Fiduciaries of ERISA-covered 403(b) plans have not traditionally been targeted in excessive fee litigation. However, the pending cases and the recent decisions of the District Courts, reflect the increased risk to higher-education institutions. To reduce the risk, 403(b) plan fiduciaries need to review their plan governance rules and procedures, including: clarification of individuals acting as plan fiduciaries; confirming proper documentation of fiduciary status and delegation of fiduciary duties is in place; reviewing the plan’s investment policy statement and the process used to select, retain and replace investment options (including assessing expense ratios and available share classes); the process used for selecting plan service providers (investment advisors, recordkeepers, auditors); the process to evaluate for determining that the fees paid to administer the plan are reasonable, and, most importantly, that each aspect of the due diligence process performed and decisions made in accordance with such process are adequately documented.


  1. Cates v.
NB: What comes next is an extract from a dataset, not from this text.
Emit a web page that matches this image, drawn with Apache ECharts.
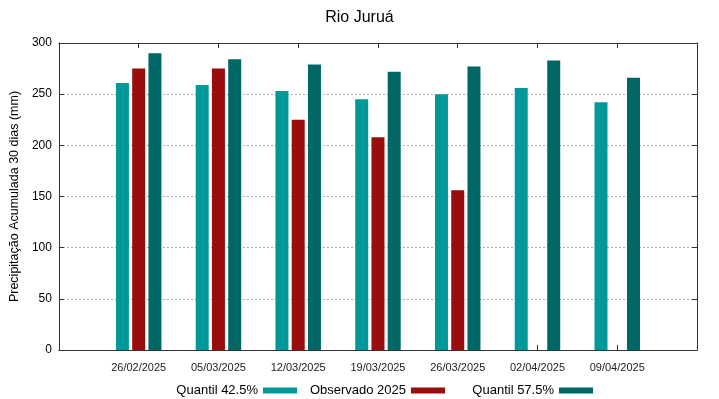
<!DOCTYPE html>
<html>
<head>
<meta charset="utf-8">
<script src="https://cdn.jsdelivr.net/npm/echarts@6/dist/echarts.min.js"></script>
<style>
  html, body { margin: 0; padding: 0; background: #fff; }
  #chart { width: 719px; height: 399px; }
</style>
</head>
<body>
<div id="chart"></div>
<script>
var dates = ['26/02/2025', '05/03/2025', '12/03/2025', '19/03/2025', '26/03/2025', '02/04/2025', '09/04/2025'];
var quantil425 = [261, 259, 253, 245, 250, 256, 242];
var observado = [275, 275, 225, 208, 156, null, null];
var quantil575 = [290, 284, 279, 272, 277, 283, 266];
var names = ['Quantil 42.5%', 'Observado 2025', 'Quantil 57.5%'];

// gnuplot-style xrange: one empty slot on each side
function pad(arr){
    return [null].concat(arr, [null]);
}
var cats = [''].concat(dates, [' ']);

var font = 'Liberation Sans, Arial, sans-serif';
var tickShow = function (i) { return i > 0 && i < cats.length - 1; };
var axisCol = '#333';

// gnuplot key: text right-aligned before its sample, fixed columns
function keyItem(name, right){
    return {
        data: [name],
        top: 379,
        right: right,
        align: 'right',
        icon: 'rect',
        itemWidth: 34,
        itemHeight: 6,
        textStyle: { fontFamily: font, fontSize: 13, color: '#000' }
    };
}

var option = {
    backgroundColor: '#ffffff',
    animation: false,
    textStyle: { fontFamily: font },
    title: {
        text: 'Rio Juruá',
        left: 'center',
        top: 5,
        textStyle: { fontFamily: font, fontSize: 16, fontWeight: 'normal', color: '#000' }
    },
    legend: [keyItem(names[0], 417), keyItem(names[1], 269), keyItem(names[2], 121)],
    grid: { left: 58, right: 22, top: 43, bottom: 49 },
    xAxis: [{
        type: 'category',
        data: cats,
        boundaryGap: false,
        position: 'bottom',
        axisLine: { onZero: false, lineStyle: { color: axisCol, width: 1 } },
        axisTick: { inside: true, length: 5, interval: tickShow, lineStyle: { color: axisCol } },
        axisLabel: { interval: 0, fontSize: 11, color: '#222', margin: 12, fontFamily: font },
        splitLine: { show: false }
    }, {
        type: 'category',
        data: cats,
        boundaryGap: false,
        position: 'top',
        axisLine: { onZero: false, lineStyle: { color: axisCol, width: 1 } },
        axisTick: { inside: true, length: 5, interval: tickShow, lineStyle: { color: axisCol } },
        axisLabel: { show: false },
        splitLine: { show: false }
    }],
    yAxis: [{
        type: 'value',
        min: 0,
        max: 300,
        interval: 50,
        position: 'left',
        name: 'Precipitação Acumulada 30 dias (mm)',
        nameLocation: 'middle',
        nameGap: 35,
        nameTextStyle: { fontFamily: font, fontSize: 12.5, color: '#000' },
        axisLine: { show: true, onZero: false, lineStyle: { color: axisCol, width: 1 } },
        axisTick: { show: true, inside: true, length: 5, lineStyle: { color: axisCol } },
        axisLabel: { fontSize: 12, color: '#000', margin: 7, fontFamily: font },
        splitLine: { show: true, lineStyle: { color: '#aaa', type: [2, 2], width: 1 } }
    }, {
        type: 'value',
        min: 0,
        max: 300,
        interval: 50,
        position: 'right',
        axisLine: { show: true, onZero: false, lineStyle: { color: axisCol, width: 1 } },
        axisTick: { show: true, inside: true, length: 5, lineStyle: { color: axisCol } },
        axisLabel: { show: false },
        splitLine: { show: false }
    }],
    series: [{
        name: names[0],
        type: 'bar',
        data: pad(quantil425),
        barWidth: 13,
        barGap: '25%',
        itemStyle: { color: '#009999' }
    }, {
        name: names[1],
        type: 'bar',
        data: pad(observado),
        barWidth: 13,
        barGap: '25%',
        itemStyle: { color: '#990d0d' }
    }, {
        name: names[2],
        type: 'bar',
        data: pad(quantil575),
        barWidth: 13,
        barGap: '25%',
        itemStyle: { color: '#006766' }
    }]
};

var myChart = echarts.init(document.getElementById('chart'));
myChart.setOption(option);
</script>
</body>
</html>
Columbia University, Cunningham v. Cornell University, Kelly v. John Hopkins University, Tracey v. Massachusetts Institute of Technology, Sacerdote v. New York University, Divane v. Northwestern University, Nicolas v. Princeton University, Daugherty v. University of Chicago, Sweda v. University of Pennsylvania, Munro v. University of Southern California, Cassell v. Vanderbilt University, Davis v. Washington University, and Vellani v. Yale University

 

DISCLAIMER: Because of the generality of this update, the information provided herein may not be applicable in all situations and should not be acted upon without specific legal advice based on particular situations.